Studio Assistant Evals

We use Braintrust to evaluate Assistant behaviors against a tracked dataset (offline evals) and against live traces (online evals).

Offline Evals

Add offline eval test cases to dataset.ts. If needed, add new scorers (see below) for the specific dimension you wish to test. Expect to update and run offline evals when adding new Assistant behaviors

You may wish to run offline evals when:

You updated the eval suite with a new test case or scorer
You changed Assistant's behavior and want to check for improvements/regressions

Running Offline Evals in CI

Add the run-evals label on a PR to the repo and Braintrust's GitHub Action will run evals and post a summary comment (example).

You can find detailed results in the "Experiments" tab of the "Assistant" project on Braintrust.

Running Offline Evals in Local Dev

Within apps/studio

# To set up WASM files
pnpm evals:setup

# Run all evals and upload results to Braintrust
pnpm evals:upload

# Run all evals without uploading results
pnpm evals:run

# Run an upload single test case
pnpm braintrust eval evals/assistant.eval.ts --filter "input.prompt=How many projects"

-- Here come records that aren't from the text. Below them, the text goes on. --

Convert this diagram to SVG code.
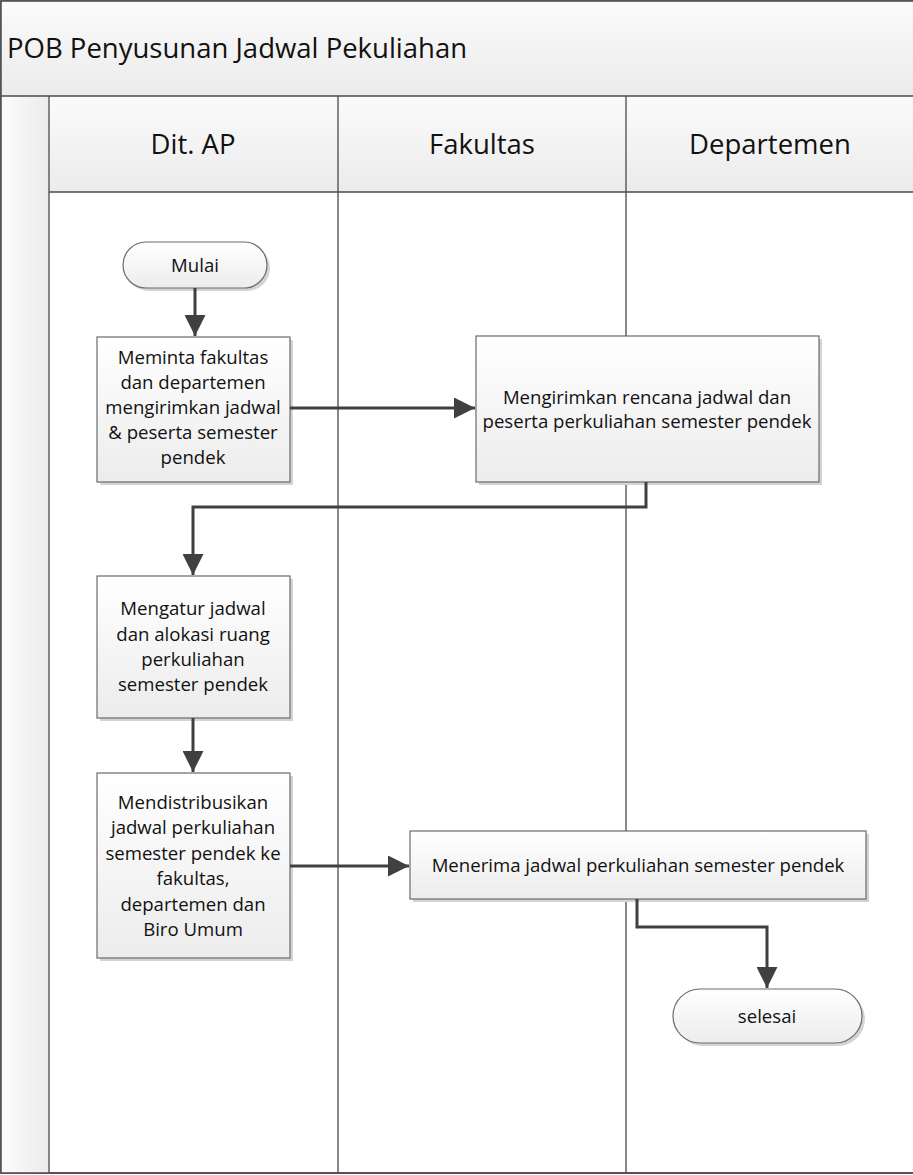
<svg xmlns="http://www.w3.org/2000/svg" width="913" height="1175" viewBox="0 0 913 1175">
<style>
text{font-family:"Open Sans","Liberation Sans",sans-serif;fill:#111;}
.t{font-size:18.6px;text-anchor:middle;}
.h{font-size:27.5px;text-anchor:middle;}
.box{fill:url(#gBox);stroke:#6b6b6b;stroke-width:1.2;}
.sh{fill:#d4d4d4;}
.lane{stroke:#4a4a4a;stroke-width:1.3;fill:none;}
.con{stroke:#404040;stroke-width:3;fill:none;}
</style>
<defs>
<linearGradient id="gBox" x1="0" y1="0" x2="0" y2="1"><stop offset="0" stop-color="#ffffff"/><stop offset="1" stop-color="#ececec"/></linearGradient>
<linearGradient id="gHead" x1="0" y1="0" x2="0" y2="1"><stop offset="0" stop-color="#fbfbfb"/><stop offset="1" stop-color="#ebebeb"/></linearGradient>
<linearGradient id="gSide" x1="0" y1="0" x2="1" y2="0"><stop offset="0" stop-color="#fcfcfc"/><stop offset="1" stop-color="#ebebeb"/></linearGradient>
<marker id="arr" viewBox="0 0 10 10" refX="10" refY="5" markerWidth="7" markerHeight="7" markerUnits="strokeWidth" orient="auto"><path d="M0,0 L10,5 L0,10 Z" fill="#404040"/></marker>
</defs>
<g id="pool">
<rect x="1" y="1" width="913" height="1172" fill="#ffffff" stroke="#4a4a4a" stroke-width="1.5"/>
<rect x="1" y="1" width="913" height="95" fill="url(#gHead)"/>
<rect x="1" y="96" width="48" height="1077" fill="url(#gSide)"/>
<rect x="49" y="96" width="865" height="96" fill="url(#gHead)"/>
<line class="lane" x1="1" y1="96" x2="913" y2="96"/>
<line class="lane" x1="49" y1="192" x2="913" y2="192" stroke="#888"/>
<line class="lane" x1="49" y1="96" x2="49" y2="1173"/>
<line class="lane" x1="338" y1="96" x2="338" y2="1173"/>
<line class="lane" x1="626" y1="96" x2="626" y2="1173"/>
<rect x="1" y="1" width="913" height="1172" fill="none" stroke="#4a4a4a" stroke-width="1.5"/>
<text x="7" y="58" style="font-size:27.5px">POB Penyusunan Jadwal Pekuliahan</text>
<text class="h" x="193" y="154">Dit. AP</text>
<text class="h" x="482" y="154">Fakultas</text>
<text class="h" x="770" y="154">Departemen</text>
</g>
<g id="n-mulai">
<rect class="sh" x="126" y="245" width="144" height="46" rx="23"/>
<rect class="box" x="123" y="242" width="144" height="46" rx="23"/>
<text class="t" x="195" y="272">Mulai</text>
</g>
<g id="n-meminta">
<rect class="sh" x="100" y="340" width="193" height="145"/>
<rect class="box" x="97" y="337" width="193" height="145"/>
<text class="t" x="193" y="364">Meminta fakultas</text>
<text class="t" x="193" y="389">dan departemen</text>
<text class="t" x="193" y="414">mengirimkan jadwal</text>
<text class="t" x="193" y="439">&amp; peserta semester</text>
<text class="t" x="193" y="464">pendek</text>
</g>
<g id="n-mengirimkan">
<rect class="sh" x="479" y="339" width="343" height="146"/>
<rect class="box" x="476" y="336" width="343" height="146"/>
<text class="t" x="647" y="404">Mengirimkan rencana jadwal dan</text>
<text class="t" x="647" y="428">peserta perkuliahan semester pendek</text>
</g>
<g id="n-mengatur">
<rect class="sh" x="100" y="579" width="193" height="142"/>
<rect class="box" x="97" y="576" width="193" height="142"/>
<text class="t" x="193" y="615">Mengatur jadwal</text>
<text class="t" x="193" y="641">dan alokasi ruang</text>
<text class="t" x="193" y="666">perkuliahan</text>
<text class="t" x="193" y="691">semester pendek</text>
</g>
<g id="n-mendistribusikan">
<rect class="sh" x="100" y="776" width="193" height="185"/>
<rect class="box" x="97" y="773" width="193" height="185"/>
<text class="t" x="193" y="809">Mendistribusikan</text>
<text class="t" x="193" y="834">jadwal perkuliahan</text>
<text class="t" x="193" y="860">semester pendek ke</text>
<text class="t" x="193" y="885">fakultas,</text>
<text class="t" x="193" y="911">departemen dan</text>
<text class="t" x="193" y="936">Biro Umum</text>
</g>
<g id="n-menerima">
<rect class="sh" x="413" y="834" width="456" height="68"/>
<rect class="box" x="410" y="831" width="456" height="68"/>
<text class="t" x="638" y="872">Menerima jadwal perkuliahan semester pendek</text>
</g>
<g id="n-selesai">
<rect class="sh" x="676" y="992" width="189" height="54" rx="27"/>
<rect class="box" x="673" y="989" width="189" height="54" rx="27"/>
<text class="t" x="767" y="1023">selesai</text>
</g>
<g id="connectors">
<path class="con" d="M195,288 V336" marker-end="url(#arr)"/>
<path class="con" d="M290,408 H475" marker-end="url(#arr)"/>
<path class="con" d="M646,482 V507 H193 V575" marker-end="url(#arr)"/>
<path class="con" d="M193,718 V772" marker-end="url(#arr)"/>
<path class="con" d="M290,866 H409" marker-end="url(#arr)"/>
<path class="con" d="M637,899 V927 H767 V988" marker-end="url(#arr)"/>
</g>
</svg>
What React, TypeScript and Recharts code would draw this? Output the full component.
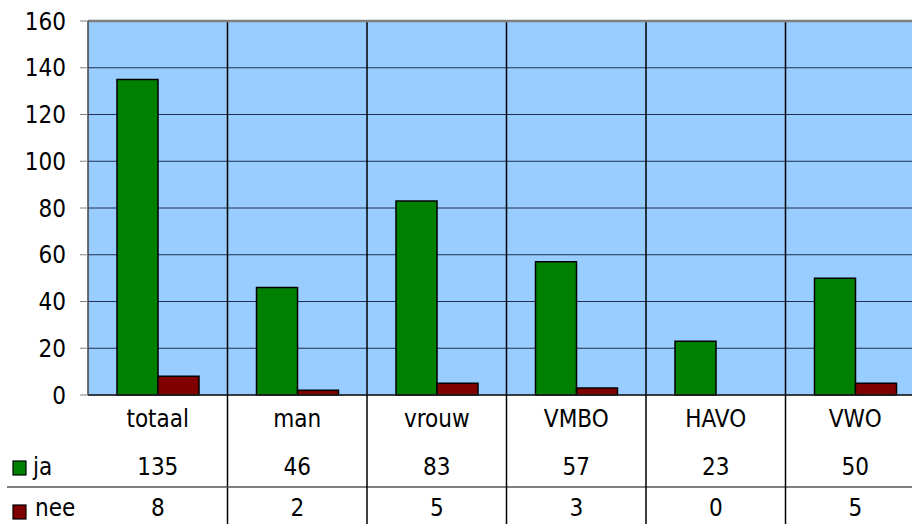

Upload results when you want to inspect Experiments or Logs in the Braintrust dashboard or API. You can use developer tools like Braintrust MCP or bt CLI to analyze results with an agent.

Scorers

Scorers look at a thread or task output and assign a score deterministically or via LLM-as-a-judge. Optionally they can consider expected values.

Define scorers in scorer.ts and include them in assistant.eval.ts to run them in offline evals.

Updating Online Scorers

Online scorers run as serverless functions on Braintrust infrastructure. They're deployed from the scorer-online.ts script. Since these scoring against production traces, they can't rely on ground truth expected values. Structure scoring logic and LLM prompts accordingly. Not every scorer needs to be an online scorer.

To opt-in to online scoring, add the scorer to scorer-online-manifest.json and add a corresponding handler in scorer-online.ts

Testing & Deploying Online Scorers

Add the preview-scorers label to a PR to deploy branch-prefixed scorers to the "Assistant (Staging Scorers)" Braintrust project (example). From that project dashboard, you can manually test the scorer against a trace from any project.

After merge to master, preview scorers automatically clean up and deploy to the production in the "Assistant" Braintrust project. Update the "Online Scoring" automation in the Logs page to include the new scorer function.